===== Listing

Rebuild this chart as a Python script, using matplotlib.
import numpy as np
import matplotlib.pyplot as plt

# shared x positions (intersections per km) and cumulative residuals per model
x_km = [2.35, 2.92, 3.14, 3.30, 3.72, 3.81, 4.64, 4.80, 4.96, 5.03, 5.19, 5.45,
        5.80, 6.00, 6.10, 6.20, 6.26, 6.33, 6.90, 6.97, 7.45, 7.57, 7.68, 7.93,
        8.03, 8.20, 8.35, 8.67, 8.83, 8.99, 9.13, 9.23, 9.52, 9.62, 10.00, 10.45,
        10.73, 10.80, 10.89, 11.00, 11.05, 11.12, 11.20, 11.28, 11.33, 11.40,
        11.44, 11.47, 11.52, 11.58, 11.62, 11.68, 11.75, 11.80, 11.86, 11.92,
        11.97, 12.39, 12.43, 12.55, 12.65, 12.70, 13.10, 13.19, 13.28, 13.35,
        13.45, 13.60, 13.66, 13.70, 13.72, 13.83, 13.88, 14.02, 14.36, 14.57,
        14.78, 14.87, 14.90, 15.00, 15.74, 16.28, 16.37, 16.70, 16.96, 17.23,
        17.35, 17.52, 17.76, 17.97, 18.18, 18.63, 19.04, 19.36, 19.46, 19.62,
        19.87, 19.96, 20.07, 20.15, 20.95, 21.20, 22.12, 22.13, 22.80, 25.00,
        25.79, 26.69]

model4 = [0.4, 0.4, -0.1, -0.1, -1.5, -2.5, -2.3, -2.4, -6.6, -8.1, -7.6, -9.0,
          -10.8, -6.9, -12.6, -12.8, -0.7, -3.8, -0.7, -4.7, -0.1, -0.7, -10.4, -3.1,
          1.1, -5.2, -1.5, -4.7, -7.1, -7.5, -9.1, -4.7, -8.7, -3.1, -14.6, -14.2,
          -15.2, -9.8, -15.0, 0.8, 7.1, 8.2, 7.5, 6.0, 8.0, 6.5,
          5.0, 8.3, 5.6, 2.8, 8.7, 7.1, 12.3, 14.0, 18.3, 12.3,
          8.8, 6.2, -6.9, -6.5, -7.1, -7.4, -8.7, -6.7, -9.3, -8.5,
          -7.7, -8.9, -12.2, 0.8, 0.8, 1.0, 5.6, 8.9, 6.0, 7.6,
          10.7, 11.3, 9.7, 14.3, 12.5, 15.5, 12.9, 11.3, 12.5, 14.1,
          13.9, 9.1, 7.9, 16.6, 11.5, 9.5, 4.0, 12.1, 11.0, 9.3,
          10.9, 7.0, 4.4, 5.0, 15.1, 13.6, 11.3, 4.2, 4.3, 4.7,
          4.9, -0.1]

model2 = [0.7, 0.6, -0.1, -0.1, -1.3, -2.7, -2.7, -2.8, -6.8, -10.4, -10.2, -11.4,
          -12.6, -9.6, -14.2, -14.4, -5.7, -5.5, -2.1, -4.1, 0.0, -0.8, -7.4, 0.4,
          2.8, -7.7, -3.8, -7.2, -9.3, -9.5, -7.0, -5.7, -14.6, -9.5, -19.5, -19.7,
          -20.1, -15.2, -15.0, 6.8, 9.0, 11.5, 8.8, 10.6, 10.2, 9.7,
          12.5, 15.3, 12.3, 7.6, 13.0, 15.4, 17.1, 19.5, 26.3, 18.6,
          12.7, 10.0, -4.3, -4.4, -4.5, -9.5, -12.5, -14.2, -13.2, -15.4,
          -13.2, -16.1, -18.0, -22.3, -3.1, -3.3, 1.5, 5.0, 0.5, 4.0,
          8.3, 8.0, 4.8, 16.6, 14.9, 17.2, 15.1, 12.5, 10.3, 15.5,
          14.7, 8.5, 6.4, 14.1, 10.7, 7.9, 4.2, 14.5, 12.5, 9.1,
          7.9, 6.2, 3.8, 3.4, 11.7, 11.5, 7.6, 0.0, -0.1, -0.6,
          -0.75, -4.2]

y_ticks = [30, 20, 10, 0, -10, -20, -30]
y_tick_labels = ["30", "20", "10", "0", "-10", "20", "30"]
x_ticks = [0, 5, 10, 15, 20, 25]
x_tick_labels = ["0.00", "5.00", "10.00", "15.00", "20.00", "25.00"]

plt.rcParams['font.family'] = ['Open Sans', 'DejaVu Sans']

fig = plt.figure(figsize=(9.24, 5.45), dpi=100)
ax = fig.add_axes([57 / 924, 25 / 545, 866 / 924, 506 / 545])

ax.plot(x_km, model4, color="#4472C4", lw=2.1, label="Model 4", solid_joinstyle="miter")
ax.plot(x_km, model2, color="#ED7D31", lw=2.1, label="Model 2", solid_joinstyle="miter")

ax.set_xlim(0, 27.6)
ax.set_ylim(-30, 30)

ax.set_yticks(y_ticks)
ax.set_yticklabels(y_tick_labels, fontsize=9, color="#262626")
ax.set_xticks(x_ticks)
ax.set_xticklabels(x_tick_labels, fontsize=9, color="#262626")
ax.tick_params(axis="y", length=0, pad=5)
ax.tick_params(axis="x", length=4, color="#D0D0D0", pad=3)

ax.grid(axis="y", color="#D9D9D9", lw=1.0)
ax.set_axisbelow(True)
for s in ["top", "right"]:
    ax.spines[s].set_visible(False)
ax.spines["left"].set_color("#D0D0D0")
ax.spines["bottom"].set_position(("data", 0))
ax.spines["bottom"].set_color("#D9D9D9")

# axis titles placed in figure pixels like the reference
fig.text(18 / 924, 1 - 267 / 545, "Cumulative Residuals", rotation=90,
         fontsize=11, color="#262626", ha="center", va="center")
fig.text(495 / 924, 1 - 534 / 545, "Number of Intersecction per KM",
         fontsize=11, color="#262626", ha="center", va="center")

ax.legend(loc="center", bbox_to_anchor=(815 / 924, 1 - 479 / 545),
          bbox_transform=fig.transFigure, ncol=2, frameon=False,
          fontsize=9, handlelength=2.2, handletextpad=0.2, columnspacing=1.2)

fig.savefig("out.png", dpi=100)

==========
===== Listing

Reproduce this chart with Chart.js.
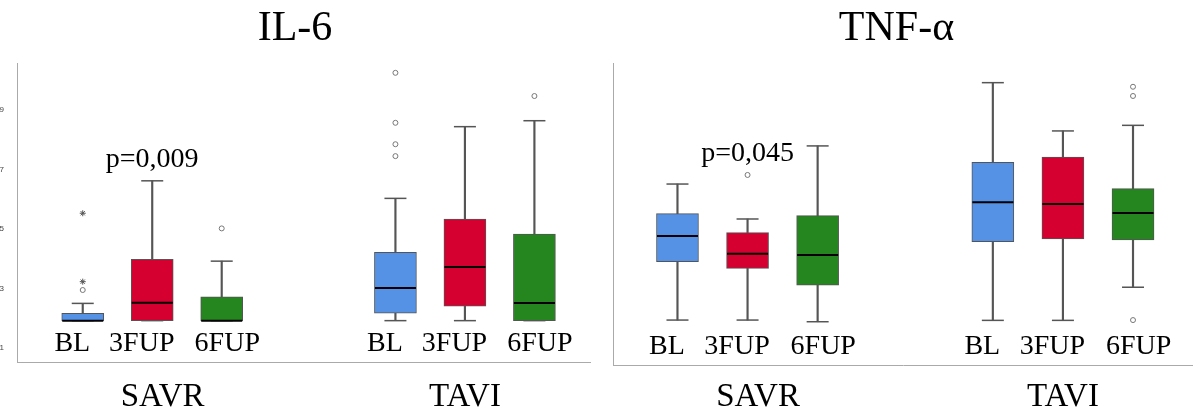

==========
===== Listing

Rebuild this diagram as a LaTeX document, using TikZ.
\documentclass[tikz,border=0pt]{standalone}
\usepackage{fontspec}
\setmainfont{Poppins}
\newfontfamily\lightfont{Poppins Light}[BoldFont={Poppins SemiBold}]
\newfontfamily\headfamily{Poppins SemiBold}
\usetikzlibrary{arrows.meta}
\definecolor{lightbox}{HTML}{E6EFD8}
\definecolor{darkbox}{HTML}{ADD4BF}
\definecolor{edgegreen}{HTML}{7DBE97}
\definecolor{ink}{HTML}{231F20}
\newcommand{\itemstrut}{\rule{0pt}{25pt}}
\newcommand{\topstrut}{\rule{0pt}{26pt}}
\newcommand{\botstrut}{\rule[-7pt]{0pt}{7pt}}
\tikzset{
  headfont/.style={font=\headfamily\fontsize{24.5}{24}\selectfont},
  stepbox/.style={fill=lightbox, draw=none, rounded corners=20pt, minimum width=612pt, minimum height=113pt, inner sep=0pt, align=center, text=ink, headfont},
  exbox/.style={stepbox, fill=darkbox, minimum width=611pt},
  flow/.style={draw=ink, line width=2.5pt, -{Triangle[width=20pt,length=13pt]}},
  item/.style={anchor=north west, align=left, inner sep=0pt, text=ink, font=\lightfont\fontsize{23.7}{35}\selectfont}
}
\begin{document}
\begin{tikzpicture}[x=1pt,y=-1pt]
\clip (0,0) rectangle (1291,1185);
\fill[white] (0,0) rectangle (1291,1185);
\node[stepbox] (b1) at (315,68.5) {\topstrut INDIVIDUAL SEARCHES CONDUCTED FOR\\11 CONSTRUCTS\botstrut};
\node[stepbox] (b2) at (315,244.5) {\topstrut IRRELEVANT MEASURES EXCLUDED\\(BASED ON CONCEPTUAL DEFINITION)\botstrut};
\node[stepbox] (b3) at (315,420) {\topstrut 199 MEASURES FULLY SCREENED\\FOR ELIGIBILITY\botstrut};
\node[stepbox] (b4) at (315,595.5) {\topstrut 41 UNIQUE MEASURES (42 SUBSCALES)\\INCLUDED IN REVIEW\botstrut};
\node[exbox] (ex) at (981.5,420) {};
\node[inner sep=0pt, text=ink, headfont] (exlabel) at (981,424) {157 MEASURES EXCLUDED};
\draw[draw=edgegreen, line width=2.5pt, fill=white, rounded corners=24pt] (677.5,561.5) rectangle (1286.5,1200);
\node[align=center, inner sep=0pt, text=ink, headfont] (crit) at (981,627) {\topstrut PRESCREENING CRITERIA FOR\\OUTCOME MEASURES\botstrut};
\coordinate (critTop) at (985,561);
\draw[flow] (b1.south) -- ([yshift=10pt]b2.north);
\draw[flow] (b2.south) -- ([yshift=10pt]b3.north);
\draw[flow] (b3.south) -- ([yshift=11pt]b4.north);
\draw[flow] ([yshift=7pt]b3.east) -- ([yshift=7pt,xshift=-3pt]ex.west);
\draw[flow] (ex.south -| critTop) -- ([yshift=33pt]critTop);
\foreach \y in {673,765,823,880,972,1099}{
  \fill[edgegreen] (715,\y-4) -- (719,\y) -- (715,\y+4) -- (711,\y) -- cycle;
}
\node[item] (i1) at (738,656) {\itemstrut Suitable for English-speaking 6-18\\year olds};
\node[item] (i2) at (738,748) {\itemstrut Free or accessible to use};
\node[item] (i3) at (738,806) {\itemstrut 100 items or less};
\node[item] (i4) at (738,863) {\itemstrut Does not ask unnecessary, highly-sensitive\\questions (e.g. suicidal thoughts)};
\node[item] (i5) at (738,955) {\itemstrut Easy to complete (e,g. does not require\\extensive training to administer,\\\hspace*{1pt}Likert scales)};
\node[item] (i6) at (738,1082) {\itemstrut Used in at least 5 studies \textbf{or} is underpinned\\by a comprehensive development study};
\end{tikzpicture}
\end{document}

==========

■ Aim ■
Nothing but the lines from the line that contains "Rebuild this chart" through the line that contains "import matplotlib.pyplot as plt" should be given again, each exactly as it stands, both ends included.

■ In response ■
Rebuild this chart as a Python script, using matplotlib.
import numpy as np
import matplotlib.pyplot as plt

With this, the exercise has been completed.